Upcoming projects include "The Taking of Pelham 123," directed by Tony Scott, "Prince of Persia: The Sands of Time" and "Shrek Goes Fourth."
ALEC GILLIS and TOM WOODRUFF, JR. (Special Make-up Effects Designers and Creators) are the principals of Amalgamated Dynamics, Inc. (ADI), one of the industry's leading creature effects houses.
Early in his career, Gillis worked for many of Hollywood's top makeup and creature effects artists, including Stan Winston.
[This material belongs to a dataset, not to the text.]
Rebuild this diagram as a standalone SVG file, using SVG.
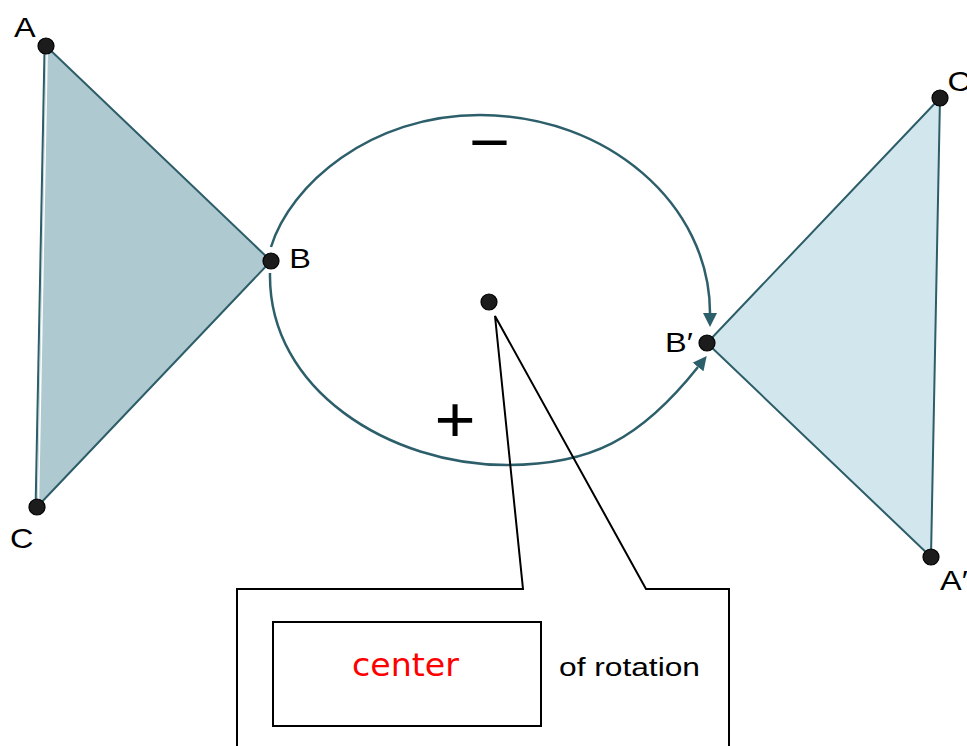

Gillis was also one of Winston's key designers on films such as "Aliens," "Alien Nation" and "Leviathan". It was also during this time that he met Tom Woodruff, Jr., with whom he would later form a new creature effects studio.
Woodruff joined Stan Winston's team on "Terminator." That was the beginning of a five-year period that saw Woodruff become a key coordinator under Winston, working on such features as "Aliens" and "Predator," as well as on the TV show "Amazing Stories." During this time, he began wearing the complicated make-up and costumes of the creatures designed at the studio. His physical build and tolerance, as well as his ability to perform as an actor, led to his portraying the title characters in the movies "Monster Squad," "Pumpkinhead," and "Leviathan."
Woodruff and Gillis then formed Amalgamated Dynamics, Inc. Woodruff and Gillis became two of the major character effects talents in the business today. They won an Academy Award for "Death Becomes Her" and Academy Award nominations for "Starship Troopers" and "Alien 3."
Woodruff continues to perform in a variety of creature and animal roles, as lead characters in the features "AVP: Alien Vs. Predator," "AVP-R," "Scary Movie 3," "Looney Tunes - Back in Action," "Evolution," "Bedazzled," "The Hollow Man," "Alien
Resurrection," "Alien3," "Jumanji," "The X-Files," as well as on the television series "nip/tuck," "Chicago Hope" and "Seven Days." Their recent projects are "Race to Witch Mountain" and "Cirque du Freak."